Further to this, the Commissioner for SARS did not raise the argument under s 58 of the Income Tax Act that Donations tax may be levied upon the part of a settlement which exceeds the value of the consideration received. Thus, if a Founder has no vested rights to the foreign trust monies as is claimed by FPT providers seeking to distinguish their structures from that considered by SARS in BCR 080, this would surely trigger donations tax on the basis of an inadequate consideration.
It follows that any carte blanche reliance on the Welch case in the context of FPTs is misplaced.
THISTLE JUDGMENT REVISITED – REMISSION OF PENALTIES
In our previous newsletter 7.2022 dated 15 November 2022, we commented on the SCA judgment that the conduit principle does not apply to pyramid trust structures. Another interesting aspect of the judgment pertained to the remission of Understatement Penalties (USP).
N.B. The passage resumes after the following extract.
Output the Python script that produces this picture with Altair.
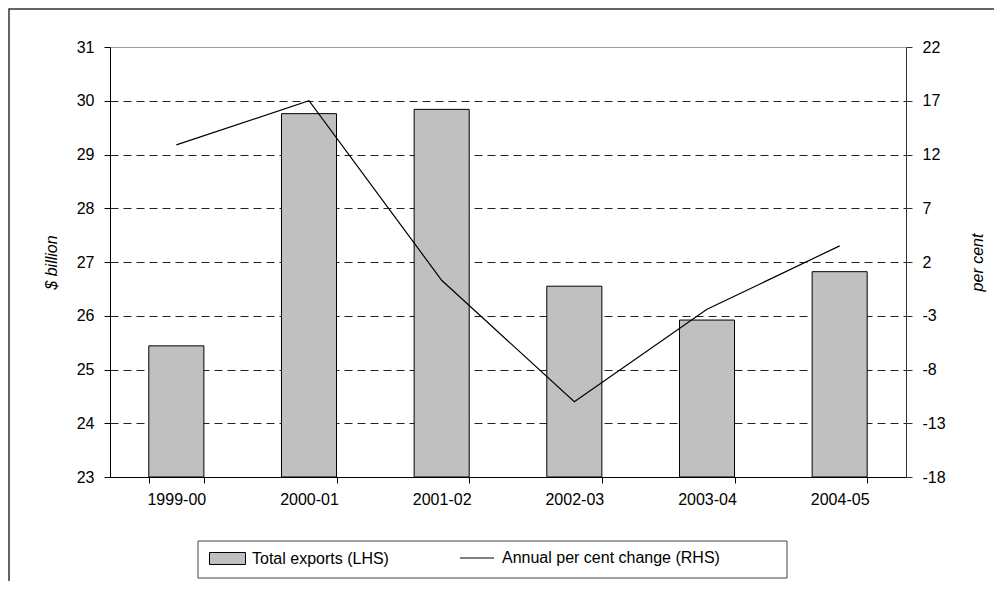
import altair as alt
import pandas as pd

years = ["1999-00", "2000-01", "2001-02", "2002-03", "2003-04", "2004-05"]
exports = [25.44, 29.76, 29.84, 26.55, 25.92, 26.82]
change = [12.9, 17.0, 0.3, -11.0, -2.4, 3.5]
left_ticks = [23, 24, 25, 26, 27, 28, 29, 30, 31]
right_ticks = [-18, -13, -8, -3, 2, 7, 12, 17, 22]
baseline = 23

df = pd.DataFrame({
    "year": years,
    "exports": exports,
    "change": change,
    "s1": ["Total exports (LHS)"] * len(years),
    "s2": ["Annual per cent change (RHS)"] * len(years),
})

FONT = "Liberation Sans"

x_enc = alt.X(
    "year:N", sort=years,
    scale=alt.Scale(paddingInner=0.585, paddingOuter=0.2925),
    axis=alt.Axis(title=None, labelAngle=0, tickBand="extent", tickSize=6,
                  labelPadding=8, domainColor="black", tickColor="black",
                  labelColor="black", labelFontSize=16, labelFont=FONT),
)

bars = alt.Chart(df).mark_bar(stroke="black", strokeWidth=1).encode(
    x=x_enc,
    y=alt.Y("exports:Q",
            scale=alt.Scale(domain=[23, 31], zero=False, nice=False),
            axis=alt.Axis(
                values=left_ticks, title="$ billion", grid=True,
                gridDash={"condition": {"test": "datum.value == 31", "value": [1, 0]}, "value": [8, 5]},
                gridColor={"condition": {"test": "datum.value == 31", "value": "#8a8a8a"}, "value": "#222222"},
                gridWidth=1,
                tickSize=6, labelPadding=10, domainColor="black", tickColor="black",
                labelColor="black", labelFontSize=16, labelFont=FONT,
                titleFont=FONT, titleFontSize=16, titleFontStyle="italic",
                titleFontWeight="normal", titleColor="black",
                titleAngle=270, titleX=-59, titleY=215,
                titleAlign="center", titleBaseline="middle")),
    y2=alt.datum(baseline),
    fill=alt.Fill("s1:N", scale=alt.Scale(range=["#C0C0C0"]),
                  legend=alt.Legend(title=None, orient="none", legendX=99, legendY=493,
                                    symbolType="M-1,-0.333H1V0.333H-1Z", symbolSize=1296,
                                    symbolStrokeColor="black", symbolStrokeWidth=1,
                                    symbolFillColor="#C0C0C0", labelLimit=400,
                                    labelOffset=6, labelFontSize=16, labelFont=FONT,
                                    labelColor="black", padding=0)),
)

line = alt.Chart(df).mark_line(color="black", strokeWidth=1.2).encode(
    x=alt.X("year:N", sort=years),
    y=alt.Y("change:Q",
            scale=alt.Scale(domain=[-18, 22], nice=False, zero=False),
            axis=alt.Axis(
                orient="right", values=right_ticks, title="per cent", grid=False,
                labelExpr="'' + datum.value",
                tickSize=6, labelPadding=10, domainColor="#333333", tickColor="#333333",
                labelColor="black", labelFontSize=16, labelFont=FONT,
                titleFont=FONT, titleFontSize=16, titleFontStyle="italic",
                titleFontWeight="normal", titleColor="black",
                titleAngle=270, titleX=71, titleY=215,
                titleAlign="center", titleBaseline="middle")),
    stroke=alt.Stroke("s2:N", scale=alt.Scale(range=["black"]),
                      legend=alt.Legend(title=None, orient="none", legendX=349, legendY=493,
                                        symbolType="stroke", symbolSize=1156,
                                        symbolStrokeWidth=1.2, symbolStrokeColor="black",
                                        labelOffset=7, labelFontSize=16, labelFont=FONT,
                                        labelColor="black", padding=0, labelLimit=400)),
)

one = pd.DataFrame({"a": [0]})
frame = alt.Chart(one).mark_rect(fill="white", fillOpacity=0, stroke="#333333", strokeWidth=1.5).encode(
    x=alt.value(-101), x2=alt.value(900), y=alt.value(-38), y2=alt.value(600))
legend_box = alt.Chart(one).mark_rect(fill="white", stroke="#444444", strokeWidth=1).encode(
    x=alt.value(88), x2=alt.value(677), y=alt.value(494), y2=alt.value(531))

chart = alt.layer(frame, legend_box, bars, line).resolve_scale(
    y="independent", fill="independent", stroke="independent"
).properties(
    width=796, height=430,
    autosize=alt.AutoSizeParams(type="none"),
    padding={"left": 102, "top": 39, "right": 88, "bottom": 104},
).configure_view(stroke=None).configure(font=FONT)

chart.save("out.html", embed_options={"renderer": "svg", "actions": False})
SARS had imposed a penalty of 50% under the table in s 223(1) of the Tax Administration Act 28 of 2011 (TAA) on the basis that there was ‘No reasonable grounds for “tax position” taken’. Section 223(3)(b) of the Tax Administration act (TAA) provides that SARS must remit a penalty imposed for a substantial understatement if the taxpayer obtained an opinion from an independent registered tax practitioner, before the tax return was due, with full disclosure of the facts, which confirmed that the taxpayer’s position is more likely than not to be upheld in court.
Another situation when an USP is not imposed by SARS is under Section 222(1) of the TAA, being ‘a bona fide inadvertent error’. SARS Guide to Understatement Penalties adopts a strict and narrow approach to a bona fide inadvertent error as meaning an involuntary mistake, as distinct from a deliberate cause of action.
The Thistle Trust had relied on a legal opinion which had been obtained by another member of the Zenprop Group.
In the judgment the court stated the following:
‘[29] SARS initially adopted the position that, in the light of the legal opinion, it should be concluded that the Thistle Trust had consciously and deliberately adopted the position it took when it elected to distribute the amounts of the capital gains as it did. However, during the argument before us, counsel for SARS conceded, correctly, that the understatement by the Thistle Trust was a bona fide and inadvertent error as it had believed that s 25B was applicable to its case. Though the Thistle Trust erred, it did so in good faith and acted unintentionally. In the circumstances, it was conceded that SARS was not entitled to levy the understatement penalty.’
It might be accepted that the taxpayer acted in good faith and made an error of interpretation. But the court’s conclusion that reliance on the legal opinion was ‘inadvertent’ is going to be a hard pill for SARS to swallow. The SARS position on distributions through multiple discretionary trusts was clearly set out in the Comprehensive Guide to Capital Gains Tax, and the taxpayer must have taken a conscious decision to take a different view. It would have made more sense for the court to consider the opinion under s 223(3), assuming it was obtained from an independent registered tax practitioner before the returns were submitted. Alternatively, the court should have considered whether the taxpayer had reasonable grounds for the tax position taken. Given that the taxpayer had succeeded in the tax court, this may well have been the case. It would have been helpful if the court had explained why it considered the error in interpretation to be inadvertent. In the result, it is going to be difficult in future for SARS to impose understatement penalties when taxpayers have relied on professional advice, including from senior counsel who are not registered tax practitioners.